> _Prompt_
Quote all of the data exactly as given. Skip every picture it contains.

> _Dataset content_
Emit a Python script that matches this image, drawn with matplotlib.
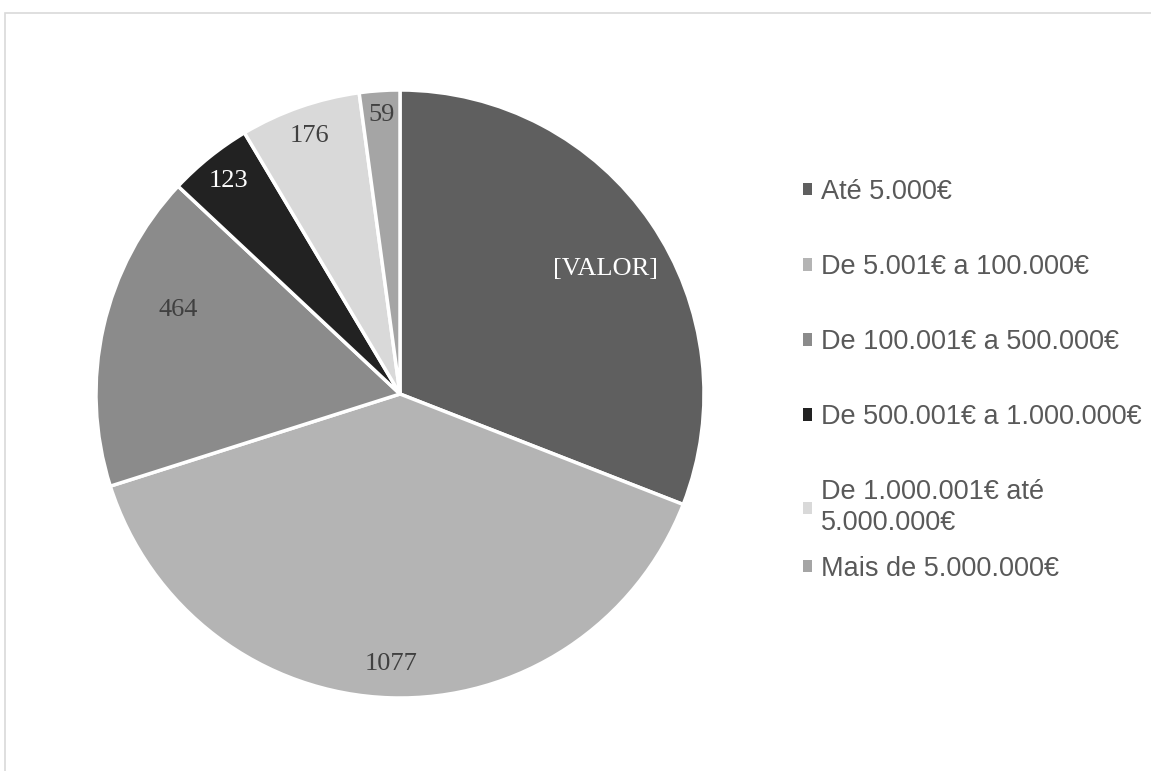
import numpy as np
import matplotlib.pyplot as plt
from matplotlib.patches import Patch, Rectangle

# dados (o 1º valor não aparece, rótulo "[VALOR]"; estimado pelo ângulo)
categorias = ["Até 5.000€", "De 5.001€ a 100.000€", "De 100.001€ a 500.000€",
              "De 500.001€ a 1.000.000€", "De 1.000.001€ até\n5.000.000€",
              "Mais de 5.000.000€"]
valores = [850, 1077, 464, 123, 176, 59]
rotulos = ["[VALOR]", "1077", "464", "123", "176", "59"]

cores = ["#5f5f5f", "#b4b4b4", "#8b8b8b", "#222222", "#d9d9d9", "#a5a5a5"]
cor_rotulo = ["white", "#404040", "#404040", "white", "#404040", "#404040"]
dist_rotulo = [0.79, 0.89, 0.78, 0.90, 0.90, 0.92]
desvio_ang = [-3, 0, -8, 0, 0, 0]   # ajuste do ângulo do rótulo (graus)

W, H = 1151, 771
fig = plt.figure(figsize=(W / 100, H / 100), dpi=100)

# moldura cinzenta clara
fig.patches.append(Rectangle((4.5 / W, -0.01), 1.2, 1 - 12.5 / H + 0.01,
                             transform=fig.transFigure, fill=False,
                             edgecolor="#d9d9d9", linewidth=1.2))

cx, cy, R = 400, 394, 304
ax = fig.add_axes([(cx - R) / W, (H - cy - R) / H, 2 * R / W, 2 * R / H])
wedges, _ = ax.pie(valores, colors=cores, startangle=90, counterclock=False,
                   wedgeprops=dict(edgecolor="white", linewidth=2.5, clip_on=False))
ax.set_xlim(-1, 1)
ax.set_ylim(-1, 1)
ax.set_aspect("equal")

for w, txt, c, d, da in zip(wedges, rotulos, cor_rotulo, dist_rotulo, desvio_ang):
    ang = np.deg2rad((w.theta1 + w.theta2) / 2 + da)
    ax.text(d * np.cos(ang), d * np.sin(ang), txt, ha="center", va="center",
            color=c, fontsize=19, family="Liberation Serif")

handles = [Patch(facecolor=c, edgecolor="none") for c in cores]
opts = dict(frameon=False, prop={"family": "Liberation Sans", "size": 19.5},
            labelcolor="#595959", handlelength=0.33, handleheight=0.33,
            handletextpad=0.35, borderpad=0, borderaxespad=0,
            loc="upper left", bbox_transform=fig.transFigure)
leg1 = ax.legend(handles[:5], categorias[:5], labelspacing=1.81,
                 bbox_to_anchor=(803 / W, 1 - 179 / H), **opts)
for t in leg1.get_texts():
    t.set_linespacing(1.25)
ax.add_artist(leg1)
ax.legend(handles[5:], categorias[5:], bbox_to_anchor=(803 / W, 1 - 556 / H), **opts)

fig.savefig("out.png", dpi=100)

> _Task answer_
Emit a Python script that matches this image, drawn with matplotlib.
import numpy as np
import matplotlib.pyplot as plt
from matplotlib.patches import Patch, Rectangle

# dados (o 1º valor não aparece, rótulo "[VALOR]"; estimado pelo ângulo)
categorias = ["Até 5.000€", "De 5.001€ a 100.000€", "De 100.001€ a 500.000€",
              "De 500.001€ a 1.000.000€", "De 1.000.001€ até\n5.000.000€",
              "Mais de 5.000.000€"]
valores = [850, 1077, 464, 123, 176, 59]
rotulos = ["[VALOR]", "1077", "464", "123", "176", "59"]

cores = ["#5f5f5f", "#b4b4b4", "#8b8b8b", "#222222", "#d9d9d9", "#a5a5a5"]
cor_rotulo = ["white", "#404040", "#404040", "white", "#404040", "#404040"]
dist_rotulo = [0.79, 0.89, 0.78, 0.90, 0.90, 0.92]
desvio_ang = [-3, 0, -8, 0, 0, 0]   # ajuste do ângulo do rótulo (graus)

W, H = 1151, 771
fig = plt.figure(figsize=(W / 100, H / 100), dpi=100)

# moldura cinzenta clara
fig.patches.append(Rectangle((4.5 / W, -0.01), 1.2, 1 - 12.5 / H + 0.01,
                             transform=fig.transFigure, fill=False,
                             edgecolor="#d9d9d9", linewidth=1.2))

cx, cy, R = 400, 394, 304
ax = fig.add_axes([(cx - R) / W, (H - cy - R) / H, 2 * R / W, 2 * R / H])
wedges, _ = ax.pie(valores, colors=cores, startangle=90, counterclock=False,
                   wedgeprops=dict(edgecolor="white", linewidth=2.5, clip_on=False))
ax.set_xlim(-1, 1)
ax.set_ylim(-1, 1)
ax.set_aspect("equal")

for w, txt, c, d, da in zip(wedges, rotulos, cor_rotulo, dist_rotulo, desvio_ang):
    ang = np.deg2rad((w.theta1 + w.theta2) / 2 + da)
    ax.text(d * np.cos(ang), d * np.sin(ang), txt, ha="center", va="center",
            color=c, fontsize=19, family="Liberation Serif")

handles = [Patch(facecolor=c, edgecolor="none") for c in cores]
opts = dict(frameon=False, prop={"family": "Liberation Sans", "size": 19.5},
            labelcolor="#595959", handlelength=0.33, handleheight=0.33,
            handletextpad=0.35, borderpad=0, borderaxespad=0,
            loc="upper left", bbox_transform=fig.transFigure)
leg1 = ax.legend(handles[:5], categorias[:5], labelspacing=1.81,
                 bbox_to_anchor=(803 / W, 1 - 179 / H), **opts)
for t in leg1.get_texts():
    t.set_linespacing(1.25)
ax.add_artist(leg1)
ax.legend(handles[5:], categorias[5:], bbox_to_anchor=(803 / W, 1 - 556 / H), **opts)

fig.savefig("out.png", dpi=100)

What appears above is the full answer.